You are also welcome to take any HON 300 course that is being offered. We have offered courses such as Biblical Archaeology, Taylor Swift and the Romantic Tradition in American Poetry, a History of Popular Culture, and many others.

In the junior year, honors students will take two courses, typically one each semester, in their major that have been designated by the department as Honors courses. The Honors students will complete an extra set of assignments. Honors students may find themselves working more closely with their faculty members, perhaps on an on-going research project. 

The senior year is reserved for the completion of a thesis, a project, or a performance that serves as the culminating experience of an honors student's undergraduate academic career.  Students register for HON 4050 in the fall and again in the spring if necessary.  Whatever project the student undertakes, it will have a public component, whether that be a public defense of a thesis, a public performance in music or theater, or a presentation of art or perhaps a poster session that represents an honors student's research.

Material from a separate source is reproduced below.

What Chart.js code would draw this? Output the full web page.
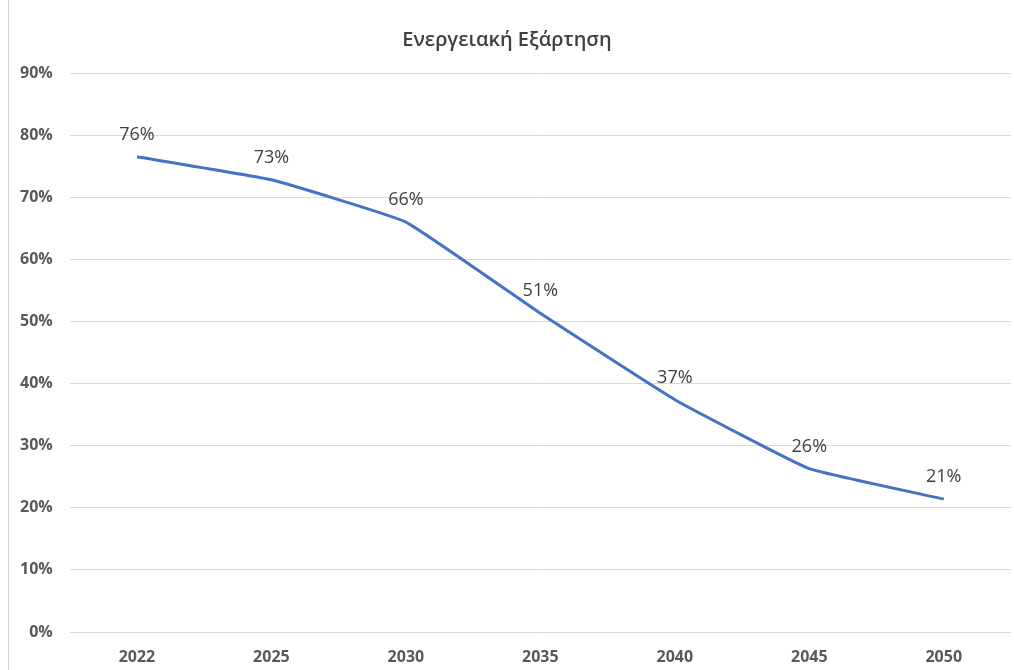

Instead of the thesis option, students may choose instead to take two upper-division Honors courses. 

Other means of earning honors credits:

Honors students may also elect to do extra work for any class via an Honors Contract. Contracts should be reserved for exceptional circumstances. Such a contract sets forth the responsibilities of the faculty member and the student.  Honors contracts can be done for any class.  Speak with the Director of Honors for more information on these. 

Faculty members occasionally offer topics courses in their area of specialization for honors students.  For example, a professor of History might offer a course on The History of Travel, or a Physics professor might teach a seminar on Einstein's papers.